Yes, there’s clearly a lot of evidence to support the idea that increased emissions of greenhouse gases will warm the planet. But what does it all mean? The IPCC in their anxiousness to present all the evidence can at times leave us stranded without a clear guidepost as to what we should or need to do about global warming.
Well, the Climate Institute put out a chart earlier this week that does a great job of summing it all up and forms one of our two charts of the week.
It shows three alternative paths for global emissions, what they would mean for global temperature rise, and then the major implications from that temperature rise. All within one chart. It really speaks for itself.
Source: The Climate Institute (2013)
Now, to take it up to one further level of complexity are the two charts below, taken from the International Energy Agency’s World Energy Outlook. On the left hand side, they show what the concentration of greenhouse gases (the key metric that will drive temperature rise) is likely to reach if we:
1) In red, just keep with current global energy and climate policies as at mid-2012;
2) In blue, what would happen if the politicians delivered on their promised future policies; and
3) In green, a scenario where we really got serious about reducing greenhouse gas emissions and aimed to keep the atmospheric concentration of CO2-equivalent below 450 parts per million.
Then on the right hand side, they show what kind of temperature rise would result from each scenario. Now the thing is, there is no single precise level of temperature rise that we can be certain will result from a given concentration of greenhouse gases, rather it is a spread of probabilities, and this is shown in the chart.

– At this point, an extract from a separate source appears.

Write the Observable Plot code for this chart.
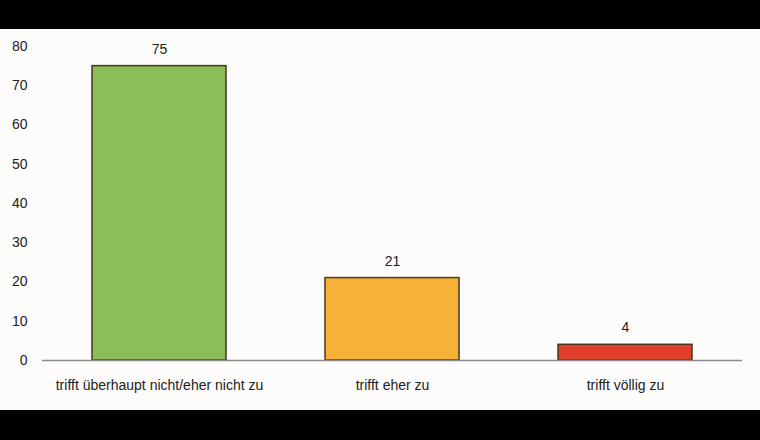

Projections of greenhouse gas concentrations and temperature rise probabilities for different policy paths
Source: International Energy Agency – World Energy Outlook 2012
You can see in the right hand chart that the current policies scenario (the red line) gives a small chance that all will be relatively OK and temperature rise will remain below 2 degrees. But it’s most likely temperature will be above 4 degrees and you’ve even got a reasonable probability of incredibly catastrophic temperature rise of 6 degrees or more. The New Policies scenario still means we’re most likely to exceed a 3 degrees rise but at least the probability of 6 degrees or more is very unlikely, but could not be ruled out. Then there’s 450 ppm - what makes this reassuring is not just that the median rise is a manageable 2 degrees but the tail becomes extremely thin beyond 4 degrees, meaning the chances of absolutely catastrophic outcomes are kept very low.
As explained in the article The ‘average Joes’ flirting with climate risk (October 2), in life we don’t just worry about the most likely middle-of-the-road outcome, we take extra precautions to make sure we keep the chances of irreparably bad things occurring very low. The above IEA chart helps to illustrate how the choices we make about policy affect the chances of catastrophic temperature rises, not just the average outcome.